Il 6 altra endovenosa – ma indipendentemente da quanto dice il medico – Dottor Ghezzi – ho segni molto evidenti di miglioramento. Il 7 endovenosa e radioscopia che mi conferma il buono stato dei polmoni. Il Dottor Ghezzi trova il fegato diminuito. A sera vien l’ordine di tenersi pronti l’indomani mattina alle 8 per andare a Belsen. Si dice che là sarà pronto un treno ospedale per il rimpatrio.
L’8 mattina le operazioni di partenza subiscono ritardi ed il primo viaggio ha partenza alle 13. Alle 16 ritornano ambulanze e camion. Io monto su un camion con Ghezzi e Poidomani.
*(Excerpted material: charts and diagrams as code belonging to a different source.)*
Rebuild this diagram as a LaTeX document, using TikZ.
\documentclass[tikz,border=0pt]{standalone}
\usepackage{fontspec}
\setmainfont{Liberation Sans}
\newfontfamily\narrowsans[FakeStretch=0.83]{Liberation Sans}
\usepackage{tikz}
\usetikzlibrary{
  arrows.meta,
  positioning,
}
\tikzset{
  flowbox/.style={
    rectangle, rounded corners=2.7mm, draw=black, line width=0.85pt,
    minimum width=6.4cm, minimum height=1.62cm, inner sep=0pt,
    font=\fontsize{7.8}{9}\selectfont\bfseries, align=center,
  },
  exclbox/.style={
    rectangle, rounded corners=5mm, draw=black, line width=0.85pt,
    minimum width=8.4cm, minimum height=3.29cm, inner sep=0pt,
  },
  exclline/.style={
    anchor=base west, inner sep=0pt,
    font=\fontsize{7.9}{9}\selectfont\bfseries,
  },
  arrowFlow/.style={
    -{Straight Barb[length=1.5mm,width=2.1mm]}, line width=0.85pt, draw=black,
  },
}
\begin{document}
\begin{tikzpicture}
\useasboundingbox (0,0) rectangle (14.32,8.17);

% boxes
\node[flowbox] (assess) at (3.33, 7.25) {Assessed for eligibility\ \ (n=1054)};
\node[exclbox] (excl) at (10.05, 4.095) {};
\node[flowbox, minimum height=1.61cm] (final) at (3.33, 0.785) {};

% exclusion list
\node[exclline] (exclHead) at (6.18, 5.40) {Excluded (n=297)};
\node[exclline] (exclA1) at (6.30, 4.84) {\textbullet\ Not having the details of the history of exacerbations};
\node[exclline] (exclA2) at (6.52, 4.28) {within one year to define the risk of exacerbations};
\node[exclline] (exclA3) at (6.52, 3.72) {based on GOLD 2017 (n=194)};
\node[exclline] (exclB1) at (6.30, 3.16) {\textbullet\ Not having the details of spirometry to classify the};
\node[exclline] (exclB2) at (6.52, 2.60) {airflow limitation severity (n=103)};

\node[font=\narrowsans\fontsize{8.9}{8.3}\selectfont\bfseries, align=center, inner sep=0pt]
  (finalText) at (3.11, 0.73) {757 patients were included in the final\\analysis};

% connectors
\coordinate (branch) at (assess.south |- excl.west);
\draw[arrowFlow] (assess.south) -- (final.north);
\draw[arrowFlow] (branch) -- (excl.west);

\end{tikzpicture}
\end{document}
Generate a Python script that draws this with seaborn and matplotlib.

Un’ora di strada e entriamo nella caserma di Belsen, grande come una città e qui scendiamo in attesa che ci assegnino una palazzina. Passa un’oretta di incertezza poi vedendo i prigionieri tedeschi che attrezzano la 49 entro e prendo possesso di una stanzetta a tre letti ove faccio poi venire il Capitano Naia e Sailer. Ci sistemiamo bene. Le swester, numerosissime, attivissime, pulitissime, gentilissime, ci forniscono di lenzuola asciugamani, coperte, pigiama. Lavatoi e WC sono simili a quelli di Bomblie. Vado attorno e trovo quelli dell’infermeria di Wietzendorf qui trasferiti d’autorità ieri; vado al comando italiano dei civili del campo, attacco bottoni a inglesi, tedeschi, dottori, ammalati, ma nessuno sa niente del treno ospedale.
Vado a passeggio per i bei viali frequentati da miriadi di donne d’ogni nazionalità – par d’essere in un luogo di villeggiatura fra tante vesti variopinte e fra tante donne in pantaloni. Ci si accorge poi che gran parte dei vestiti è ottenuta da coperte, da paracadute dai più disparati involucri militari. C’è un gran desiderio di allegria in tutti e in tutte – è forse solo una ricerca di distrazioni volte a coprire la nostalgia che è in tutti, il desiderio della propria casa del proprio paese. Trovo poi Posterivo, Riccardi e Mancino che son qua a divertirsi – mi dicono che rientreranno a Wietzendorf l’indomani mattina essendo stato il nostro blocco sorteggiato fra i primi a partire con loro, volenti o nolenti quelli dell’ospedale. Vado ad avvertire il Dottor Ghezzi il quale non può nulla obiettare in considerazione del fatto che qui l’alimentazione è come quella dei civili tedeschi – quindi non adatta per il mal di fegato anche se ben servita dalle swester. Saluto Poidomani e, presi gli ultimi accordi con i compagni di viaggio, mi ritiro.